* **DATASET EXTRACT**
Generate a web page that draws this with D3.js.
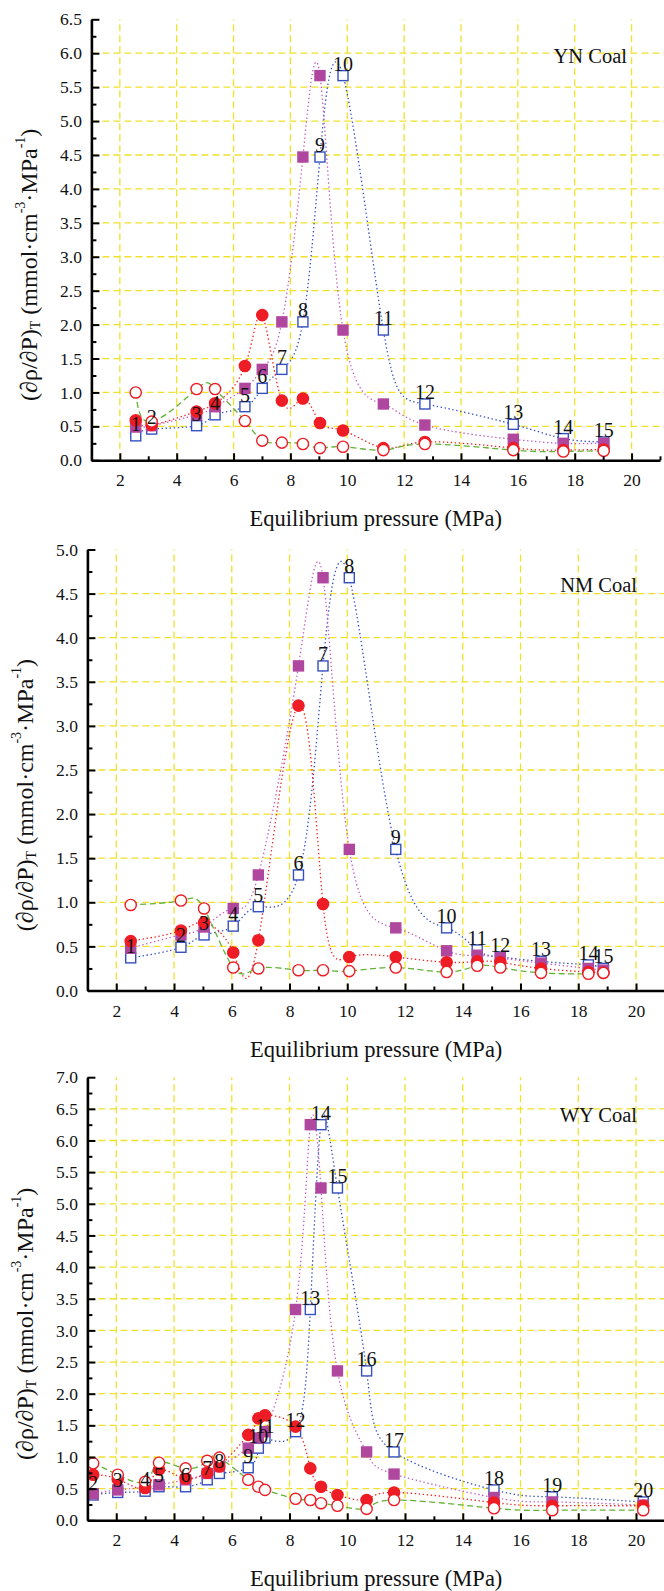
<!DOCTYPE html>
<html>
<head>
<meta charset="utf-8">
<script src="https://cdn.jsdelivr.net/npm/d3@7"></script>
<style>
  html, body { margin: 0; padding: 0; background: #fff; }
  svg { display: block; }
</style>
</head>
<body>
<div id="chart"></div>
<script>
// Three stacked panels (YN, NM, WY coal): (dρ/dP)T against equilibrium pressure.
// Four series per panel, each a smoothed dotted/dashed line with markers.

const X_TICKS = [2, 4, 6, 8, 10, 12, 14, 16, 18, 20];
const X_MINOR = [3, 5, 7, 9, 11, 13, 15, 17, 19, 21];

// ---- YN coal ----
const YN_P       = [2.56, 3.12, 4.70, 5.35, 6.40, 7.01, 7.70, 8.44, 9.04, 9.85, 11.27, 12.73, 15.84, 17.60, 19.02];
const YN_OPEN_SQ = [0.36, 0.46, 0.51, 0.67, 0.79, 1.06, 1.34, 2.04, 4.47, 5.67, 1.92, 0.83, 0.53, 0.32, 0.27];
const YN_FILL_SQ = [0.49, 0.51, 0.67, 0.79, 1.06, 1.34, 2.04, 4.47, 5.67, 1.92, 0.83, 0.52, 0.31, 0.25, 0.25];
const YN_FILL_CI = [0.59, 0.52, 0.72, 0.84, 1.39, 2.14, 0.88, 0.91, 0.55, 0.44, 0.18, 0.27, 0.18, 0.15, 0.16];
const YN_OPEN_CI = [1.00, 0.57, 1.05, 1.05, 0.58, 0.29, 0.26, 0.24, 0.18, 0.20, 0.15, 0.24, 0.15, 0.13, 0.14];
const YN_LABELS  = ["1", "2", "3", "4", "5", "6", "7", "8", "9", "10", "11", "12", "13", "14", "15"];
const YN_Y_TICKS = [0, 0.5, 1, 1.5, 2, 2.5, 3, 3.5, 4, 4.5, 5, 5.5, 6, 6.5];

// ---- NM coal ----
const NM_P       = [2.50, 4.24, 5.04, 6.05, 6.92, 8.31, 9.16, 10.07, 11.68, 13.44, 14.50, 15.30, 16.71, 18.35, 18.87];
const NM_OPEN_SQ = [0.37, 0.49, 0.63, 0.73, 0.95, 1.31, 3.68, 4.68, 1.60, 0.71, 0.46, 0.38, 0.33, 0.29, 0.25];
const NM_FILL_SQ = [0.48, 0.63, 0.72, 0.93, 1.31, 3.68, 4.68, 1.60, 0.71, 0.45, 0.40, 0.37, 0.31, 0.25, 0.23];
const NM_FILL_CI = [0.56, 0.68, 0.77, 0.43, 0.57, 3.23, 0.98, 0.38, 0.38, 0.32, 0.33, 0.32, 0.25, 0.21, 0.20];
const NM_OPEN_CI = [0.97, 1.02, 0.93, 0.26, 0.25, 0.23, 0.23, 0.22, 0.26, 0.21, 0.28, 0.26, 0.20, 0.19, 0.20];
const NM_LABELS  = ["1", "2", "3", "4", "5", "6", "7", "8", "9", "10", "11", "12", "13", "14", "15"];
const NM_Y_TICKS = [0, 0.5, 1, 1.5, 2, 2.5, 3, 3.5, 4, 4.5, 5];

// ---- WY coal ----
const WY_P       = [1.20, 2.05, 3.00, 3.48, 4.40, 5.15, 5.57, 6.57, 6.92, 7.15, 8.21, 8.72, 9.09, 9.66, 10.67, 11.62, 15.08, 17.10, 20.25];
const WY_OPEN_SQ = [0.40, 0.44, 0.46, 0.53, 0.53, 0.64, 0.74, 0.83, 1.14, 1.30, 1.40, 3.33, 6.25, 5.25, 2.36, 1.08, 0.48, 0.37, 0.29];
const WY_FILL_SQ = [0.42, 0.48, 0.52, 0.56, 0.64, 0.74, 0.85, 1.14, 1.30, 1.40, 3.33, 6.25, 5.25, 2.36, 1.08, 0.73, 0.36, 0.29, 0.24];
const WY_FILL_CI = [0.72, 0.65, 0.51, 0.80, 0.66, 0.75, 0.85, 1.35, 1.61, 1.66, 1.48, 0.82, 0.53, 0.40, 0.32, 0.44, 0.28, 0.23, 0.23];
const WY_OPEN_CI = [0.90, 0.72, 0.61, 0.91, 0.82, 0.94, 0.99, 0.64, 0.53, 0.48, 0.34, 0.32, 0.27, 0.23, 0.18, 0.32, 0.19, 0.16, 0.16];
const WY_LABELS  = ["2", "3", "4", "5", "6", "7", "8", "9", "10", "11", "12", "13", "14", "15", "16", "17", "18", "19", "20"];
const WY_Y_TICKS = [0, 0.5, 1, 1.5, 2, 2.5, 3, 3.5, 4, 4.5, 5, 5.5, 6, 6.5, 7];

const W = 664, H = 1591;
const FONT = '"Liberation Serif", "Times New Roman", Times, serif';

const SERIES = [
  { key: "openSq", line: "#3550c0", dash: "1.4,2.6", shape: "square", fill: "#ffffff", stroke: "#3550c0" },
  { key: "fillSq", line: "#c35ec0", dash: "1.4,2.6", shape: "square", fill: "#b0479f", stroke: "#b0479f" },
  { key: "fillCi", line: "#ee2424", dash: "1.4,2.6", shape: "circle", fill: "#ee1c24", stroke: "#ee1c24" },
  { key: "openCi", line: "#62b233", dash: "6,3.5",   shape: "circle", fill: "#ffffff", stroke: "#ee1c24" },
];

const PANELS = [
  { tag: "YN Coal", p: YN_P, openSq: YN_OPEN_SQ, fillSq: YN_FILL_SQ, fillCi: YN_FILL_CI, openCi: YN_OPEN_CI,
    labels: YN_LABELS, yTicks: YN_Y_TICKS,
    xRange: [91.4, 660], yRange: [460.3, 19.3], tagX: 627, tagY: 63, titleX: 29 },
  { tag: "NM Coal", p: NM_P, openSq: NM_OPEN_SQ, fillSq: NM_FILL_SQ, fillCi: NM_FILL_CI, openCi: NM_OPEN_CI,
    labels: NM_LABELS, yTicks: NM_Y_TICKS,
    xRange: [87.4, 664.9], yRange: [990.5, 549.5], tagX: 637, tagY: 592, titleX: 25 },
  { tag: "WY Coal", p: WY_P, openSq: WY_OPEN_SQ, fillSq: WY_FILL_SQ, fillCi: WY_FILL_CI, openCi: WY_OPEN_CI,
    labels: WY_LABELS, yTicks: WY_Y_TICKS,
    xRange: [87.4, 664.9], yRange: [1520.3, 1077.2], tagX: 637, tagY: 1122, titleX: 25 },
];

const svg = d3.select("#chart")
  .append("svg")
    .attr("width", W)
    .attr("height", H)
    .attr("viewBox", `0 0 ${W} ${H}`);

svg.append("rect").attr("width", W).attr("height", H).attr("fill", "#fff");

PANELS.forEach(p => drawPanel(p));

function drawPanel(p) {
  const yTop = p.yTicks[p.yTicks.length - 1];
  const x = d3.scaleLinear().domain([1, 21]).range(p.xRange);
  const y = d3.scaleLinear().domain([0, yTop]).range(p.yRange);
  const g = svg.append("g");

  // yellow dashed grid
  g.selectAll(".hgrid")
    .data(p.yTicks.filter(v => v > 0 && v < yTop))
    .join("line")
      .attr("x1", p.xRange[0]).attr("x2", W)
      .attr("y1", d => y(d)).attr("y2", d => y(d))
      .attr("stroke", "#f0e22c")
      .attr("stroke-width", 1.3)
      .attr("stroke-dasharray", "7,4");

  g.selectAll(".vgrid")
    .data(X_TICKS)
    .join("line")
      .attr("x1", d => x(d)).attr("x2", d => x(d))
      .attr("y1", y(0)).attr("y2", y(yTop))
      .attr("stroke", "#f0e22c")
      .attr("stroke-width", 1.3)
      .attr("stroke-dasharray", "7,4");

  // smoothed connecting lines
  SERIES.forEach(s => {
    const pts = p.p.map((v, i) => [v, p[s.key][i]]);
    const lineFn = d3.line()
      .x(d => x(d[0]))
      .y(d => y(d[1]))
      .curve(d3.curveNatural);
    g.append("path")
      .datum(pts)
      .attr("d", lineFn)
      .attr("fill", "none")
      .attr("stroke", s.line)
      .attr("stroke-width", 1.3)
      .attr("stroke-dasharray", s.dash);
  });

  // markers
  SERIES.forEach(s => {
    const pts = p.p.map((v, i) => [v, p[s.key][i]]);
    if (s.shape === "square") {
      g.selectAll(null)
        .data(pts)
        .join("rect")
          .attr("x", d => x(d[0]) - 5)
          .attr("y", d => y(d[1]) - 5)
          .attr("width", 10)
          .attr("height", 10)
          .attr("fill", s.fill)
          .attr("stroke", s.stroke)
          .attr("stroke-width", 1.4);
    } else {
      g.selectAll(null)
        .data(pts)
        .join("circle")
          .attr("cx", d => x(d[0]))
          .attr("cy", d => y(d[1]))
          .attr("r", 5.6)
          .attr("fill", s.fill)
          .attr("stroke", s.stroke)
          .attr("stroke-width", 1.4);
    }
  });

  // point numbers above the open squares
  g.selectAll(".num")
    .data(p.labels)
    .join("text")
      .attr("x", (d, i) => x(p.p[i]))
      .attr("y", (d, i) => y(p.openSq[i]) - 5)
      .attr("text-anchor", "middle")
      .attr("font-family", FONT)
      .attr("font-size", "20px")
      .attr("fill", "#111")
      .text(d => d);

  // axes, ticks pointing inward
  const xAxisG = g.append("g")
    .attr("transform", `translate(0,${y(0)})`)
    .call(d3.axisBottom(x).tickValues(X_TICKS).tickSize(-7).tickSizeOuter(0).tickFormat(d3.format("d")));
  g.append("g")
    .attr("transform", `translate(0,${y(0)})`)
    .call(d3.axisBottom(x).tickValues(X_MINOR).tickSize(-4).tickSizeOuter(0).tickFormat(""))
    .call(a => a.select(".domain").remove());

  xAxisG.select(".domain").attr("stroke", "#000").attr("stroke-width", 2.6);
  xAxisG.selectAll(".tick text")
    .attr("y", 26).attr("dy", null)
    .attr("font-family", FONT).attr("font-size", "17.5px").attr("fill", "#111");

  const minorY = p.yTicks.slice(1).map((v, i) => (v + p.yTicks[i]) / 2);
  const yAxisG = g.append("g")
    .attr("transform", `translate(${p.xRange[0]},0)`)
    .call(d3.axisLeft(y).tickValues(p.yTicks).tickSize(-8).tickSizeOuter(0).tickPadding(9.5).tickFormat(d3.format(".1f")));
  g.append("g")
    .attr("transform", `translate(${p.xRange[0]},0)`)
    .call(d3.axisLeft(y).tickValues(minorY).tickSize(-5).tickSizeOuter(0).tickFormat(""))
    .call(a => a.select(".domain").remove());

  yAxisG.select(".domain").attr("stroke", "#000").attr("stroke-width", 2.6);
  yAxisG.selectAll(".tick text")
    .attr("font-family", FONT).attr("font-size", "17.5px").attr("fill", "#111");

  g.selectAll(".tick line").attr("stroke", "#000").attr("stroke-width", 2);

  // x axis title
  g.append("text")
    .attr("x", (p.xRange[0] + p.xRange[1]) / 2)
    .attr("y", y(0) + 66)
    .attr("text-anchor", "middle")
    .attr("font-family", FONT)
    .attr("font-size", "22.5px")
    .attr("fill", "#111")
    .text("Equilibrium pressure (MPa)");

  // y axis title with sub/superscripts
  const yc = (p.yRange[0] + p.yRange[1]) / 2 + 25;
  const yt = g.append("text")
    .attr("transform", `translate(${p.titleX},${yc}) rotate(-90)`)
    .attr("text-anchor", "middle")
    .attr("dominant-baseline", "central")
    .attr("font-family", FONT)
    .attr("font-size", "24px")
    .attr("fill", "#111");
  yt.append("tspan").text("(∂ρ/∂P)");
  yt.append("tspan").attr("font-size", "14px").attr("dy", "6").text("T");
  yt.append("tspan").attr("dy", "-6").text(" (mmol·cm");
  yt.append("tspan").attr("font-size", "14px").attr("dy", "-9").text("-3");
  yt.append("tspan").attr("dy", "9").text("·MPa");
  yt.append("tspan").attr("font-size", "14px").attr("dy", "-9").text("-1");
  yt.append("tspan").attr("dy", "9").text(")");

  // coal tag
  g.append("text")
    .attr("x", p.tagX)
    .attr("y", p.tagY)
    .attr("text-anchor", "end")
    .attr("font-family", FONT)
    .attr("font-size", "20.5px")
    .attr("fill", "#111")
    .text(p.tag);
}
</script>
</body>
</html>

* **EXERCISE GOAL**
Only lines belong in the copy: transcribe those from the start of the data through the line that contains "5.5, 6, 6.5];", and skip the pictures.

* **SOLUTION FOR THIS PROBLEM**
Generate a web page that draws this with D3.js.
<!DOCTYPE html>
<html>
<head>
<meta charset="utf-8">
<script src="https://cdn.jsdelivr.net/npm/d3@7"></script>
<style>
  html, body { margin: 0; padding: 0; background: #fff; }
  svg { display: block; }
</style>
</head>
<body>
<div id="chart"></div>
<script>
// Three stacked panels (YN, NM, WY coal): (dρ/dP)T against equilibrium pressure.
// Four series per panel, each a smoothed dotted/dashed line with markers.

const X_TICKS = [2, 4, 6, 8, 10, 12, 14, 16, 18, 20];
const X_MINOR = [3, 5, 7, 9, 11, 13, 15, 17, 19, 21];

// ---- YN coal ----
const YN_P       = [2.56, 3.12, 4.70, 5.35, 6.40, 7.01, 7.70, 8.44, 9.04, 9.85, 11.27, 12.73, 15.84, 17.60, 19.02];
const YN_OPEN_SQ = [0.36, 0.46, 0.51, 0.67, 0.79, 1.06, 1.34, 2.04, 4.47, 5.67, 1.92, 0.83, 0.53, 0.32, 0.27];
const YN_FILL_SQ = [0.49, 0.51, 0.67, 0.79, 1.06, 1.34, 2.04, 4.47, 5.67, 1.92, 0.83, 0.52, 0.31, 0.25, 0.25];
const YN_FILL_CI = [0.59, 0.52, 0.72, 0.84, 1.39, 2.14, 0.88, 0.91, 0.55, 0.44, 0.18, 0.27, 0.18, 0.15, 0.16];
const YN_OPEN_CI = [1.00, 0.57, 1.05, 1.05, 0.58, 0.29, 0.26, 0.24, 0.18, 0.20, 0.15, 0.24, 0.15, 0.13, 0.14];
const YN_LABELS  = ["1", "2", "3", "4", "5", "6", "7", "8", "9", "10", "11", "12", "13", "14", "15"];
const YN_Y_TICKS = [0, 0.5, 1, 1.5, 2, 2.5, 3, 3.5, 4, 4.5, 5, 5.5, 6, 6.5];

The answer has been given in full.